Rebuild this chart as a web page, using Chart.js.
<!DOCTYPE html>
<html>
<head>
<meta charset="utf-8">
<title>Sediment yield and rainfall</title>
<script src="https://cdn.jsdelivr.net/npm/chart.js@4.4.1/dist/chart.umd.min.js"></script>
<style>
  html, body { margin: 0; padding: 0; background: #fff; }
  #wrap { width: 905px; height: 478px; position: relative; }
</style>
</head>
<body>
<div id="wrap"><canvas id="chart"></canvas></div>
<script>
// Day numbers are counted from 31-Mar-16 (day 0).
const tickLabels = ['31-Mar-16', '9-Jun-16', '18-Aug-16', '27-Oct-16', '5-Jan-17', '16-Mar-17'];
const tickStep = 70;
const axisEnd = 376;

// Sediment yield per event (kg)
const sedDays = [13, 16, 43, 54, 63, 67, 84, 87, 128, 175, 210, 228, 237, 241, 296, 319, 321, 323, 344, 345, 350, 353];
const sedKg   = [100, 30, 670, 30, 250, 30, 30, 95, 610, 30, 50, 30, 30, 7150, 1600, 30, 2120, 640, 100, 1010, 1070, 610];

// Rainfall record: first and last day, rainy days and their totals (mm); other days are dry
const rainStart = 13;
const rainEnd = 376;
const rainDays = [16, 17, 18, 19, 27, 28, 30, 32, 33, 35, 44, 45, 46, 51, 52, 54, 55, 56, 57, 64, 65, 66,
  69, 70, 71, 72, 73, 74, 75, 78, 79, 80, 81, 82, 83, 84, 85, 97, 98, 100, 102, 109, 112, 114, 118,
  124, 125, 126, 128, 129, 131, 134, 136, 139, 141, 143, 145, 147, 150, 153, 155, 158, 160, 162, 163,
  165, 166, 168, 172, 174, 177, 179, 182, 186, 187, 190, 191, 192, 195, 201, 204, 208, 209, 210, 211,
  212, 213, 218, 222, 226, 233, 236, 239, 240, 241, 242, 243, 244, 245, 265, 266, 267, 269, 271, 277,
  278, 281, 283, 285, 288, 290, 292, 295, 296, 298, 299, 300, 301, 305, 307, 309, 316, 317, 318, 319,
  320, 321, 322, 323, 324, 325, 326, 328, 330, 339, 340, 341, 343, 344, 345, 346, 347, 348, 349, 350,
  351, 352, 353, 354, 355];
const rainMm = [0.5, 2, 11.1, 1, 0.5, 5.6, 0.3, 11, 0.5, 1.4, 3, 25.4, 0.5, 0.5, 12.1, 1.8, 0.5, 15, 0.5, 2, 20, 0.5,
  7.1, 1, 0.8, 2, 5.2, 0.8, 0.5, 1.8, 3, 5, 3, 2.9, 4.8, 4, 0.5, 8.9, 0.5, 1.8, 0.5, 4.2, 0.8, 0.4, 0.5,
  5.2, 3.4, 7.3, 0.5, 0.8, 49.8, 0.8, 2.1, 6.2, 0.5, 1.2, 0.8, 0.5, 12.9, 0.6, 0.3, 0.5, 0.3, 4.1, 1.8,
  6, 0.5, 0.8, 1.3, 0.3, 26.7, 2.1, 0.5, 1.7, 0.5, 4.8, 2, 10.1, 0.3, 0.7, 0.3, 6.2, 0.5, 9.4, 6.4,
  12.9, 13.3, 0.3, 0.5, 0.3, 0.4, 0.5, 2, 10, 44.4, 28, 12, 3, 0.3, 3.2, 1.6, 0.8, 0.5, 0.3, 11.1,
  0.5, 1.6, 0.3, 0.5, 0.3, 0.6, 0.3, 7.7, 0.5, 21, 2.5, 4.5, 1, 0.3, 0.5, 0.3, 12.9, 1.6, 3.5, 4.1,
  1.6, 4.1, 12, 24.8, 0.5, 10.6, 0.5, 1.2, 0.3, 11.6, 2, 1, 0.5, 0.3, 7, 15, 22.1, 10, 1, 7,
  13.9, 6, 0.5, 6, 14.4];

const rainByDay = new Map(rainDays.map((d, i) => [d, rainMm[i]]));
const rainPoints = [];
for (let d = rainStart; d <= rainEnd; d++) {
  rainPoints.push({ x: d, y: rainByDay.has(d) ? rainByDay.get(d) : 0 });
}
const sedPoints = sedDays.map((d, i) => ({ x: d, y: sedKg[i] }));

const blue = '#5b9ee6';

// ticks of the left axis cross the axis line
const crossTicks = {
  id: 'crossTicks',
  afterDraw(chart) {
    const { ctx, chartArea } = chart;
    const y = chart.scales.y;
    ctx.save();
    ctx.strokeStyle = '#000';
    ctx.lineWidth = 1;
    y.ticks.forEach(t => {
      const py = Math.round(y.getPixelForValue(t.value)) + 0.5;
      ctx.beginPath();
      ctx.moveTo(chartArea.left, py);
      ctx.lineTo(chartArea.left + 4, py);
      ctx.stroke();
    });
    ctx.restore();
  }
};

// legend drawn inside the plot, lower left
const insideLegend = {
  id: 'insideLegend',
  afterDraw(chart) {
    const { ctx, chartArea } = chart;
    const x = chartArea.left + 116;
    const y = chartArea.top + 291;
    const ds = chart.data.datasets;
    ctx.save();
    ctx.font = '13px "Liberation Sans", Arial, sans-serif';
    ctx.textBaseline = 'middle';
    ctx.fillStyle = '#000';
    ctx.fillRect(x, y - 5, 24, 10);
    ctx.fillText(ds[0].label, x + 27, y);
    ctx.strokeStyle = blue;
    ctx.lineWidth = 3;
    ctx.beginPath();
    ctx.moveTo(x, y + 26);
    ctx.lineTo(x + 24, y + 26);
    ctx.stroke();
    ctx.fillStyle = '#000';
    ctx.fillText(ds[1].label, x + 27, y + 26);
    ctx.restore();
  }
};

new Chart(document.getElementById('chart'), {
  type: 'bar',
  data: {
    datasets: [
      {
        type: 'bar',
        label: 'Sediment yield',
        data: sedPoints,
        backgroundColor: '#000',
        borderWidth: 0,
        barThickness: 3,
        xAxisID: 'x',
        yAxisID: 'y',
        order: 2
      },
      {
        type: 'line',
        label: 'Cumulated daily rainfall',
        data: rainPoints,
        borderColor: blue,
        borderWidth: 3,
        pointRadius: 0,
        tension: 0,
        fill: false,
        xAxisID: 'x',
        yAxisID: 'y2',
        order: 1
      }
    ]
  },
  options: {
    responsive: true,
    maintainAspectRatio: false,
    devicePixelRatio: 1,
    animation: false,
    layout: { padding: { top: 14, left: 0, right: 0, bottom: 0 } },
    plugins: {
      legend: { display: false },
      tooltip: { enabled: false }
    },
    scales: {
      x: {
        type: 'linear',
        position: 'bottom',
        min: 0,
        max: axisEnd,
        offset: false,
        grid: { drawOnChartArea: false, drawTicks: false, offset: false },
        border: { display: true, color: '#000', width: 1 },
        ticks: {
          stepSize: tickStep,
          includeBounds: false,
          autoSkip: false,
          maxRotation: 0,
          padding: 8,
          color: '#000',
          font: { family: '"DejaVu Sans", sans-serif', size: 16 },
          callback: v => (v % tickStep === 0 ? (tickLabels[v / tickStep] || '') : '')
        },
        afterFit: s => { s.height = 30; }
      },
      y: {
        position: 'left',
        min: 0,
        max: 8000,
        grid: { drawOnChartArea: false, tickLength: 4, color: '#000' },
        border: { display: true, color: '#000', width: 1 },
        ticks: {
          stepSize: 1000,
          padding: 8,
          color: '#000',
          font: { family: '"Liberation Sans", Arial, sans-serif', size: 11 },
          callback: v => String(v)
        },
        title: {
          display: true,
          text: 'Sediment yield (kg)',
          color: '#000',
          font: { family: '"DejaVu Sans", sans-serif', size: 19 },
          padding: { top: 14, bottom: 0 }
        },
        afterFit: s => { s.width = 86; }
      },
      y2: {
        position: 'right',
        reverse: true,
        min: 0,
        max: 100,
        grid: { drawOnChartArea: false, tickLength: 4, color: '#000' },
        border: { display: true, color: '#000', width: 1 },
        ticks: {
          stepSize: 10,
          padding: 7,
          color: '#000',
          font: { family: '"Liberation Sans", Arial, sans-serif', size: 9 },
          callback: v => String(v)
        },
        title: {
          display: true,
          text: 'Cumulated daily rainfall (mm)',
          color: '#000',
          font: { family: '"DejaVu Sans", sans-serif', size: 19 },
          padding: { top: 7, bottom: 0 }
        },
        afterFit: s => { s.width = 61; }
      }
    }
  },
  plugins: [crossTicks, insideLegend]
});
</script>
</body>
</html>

== THE PROBLEM ==
From the first line of the data through the line with "1010, 1070, 610];", quote each line exactly and add nothing else.

== TASK OUTPUT ==
Rebuild this chart as a web page, using Chart.js.
<!DOCTYPE html>
<html>
<head>
<meta charset="utf-8">
<title>Sediment yield and rainfall</title>
<script src="https://cdn.jsdelivr.net/npm/chart.js@4.4.1/dist/chart.umd.min.js"></script>
<style>
  html, body { margin: 0; padding: 0; background: #fff; }
  #wrap { width: 905px; height: 478px; position: relative; }
</style>
</head>
<body>
<div id="wrap"><canvas id="chart"></canvas></div>
<script>
// Day numbers are counted from 31-Mar-16 (day 0).
const tickLabels = ['31-Mar-16', '9-Jun-16', '18-Aug-16', '27-Oct-16', '5-Jan-17', '16-Mar-17'];
const tickStep = 70;
const axisEnd = 376;

// Sediment yield per event (kg)
const sedDays = [13, 16, 43, 54, 63, 67, 84, 87, 128, 175, 210, 228, 237, 241, 296, 319, 321, 323, 344, 345, 350, 353];
const sedKg   = [100, 30, 670, 30, 250, 30, 30, 95, 610, 30, 50, 30, 30, 7150, 1600, 30, 2120, 640, 100, 1010, 1070, 610];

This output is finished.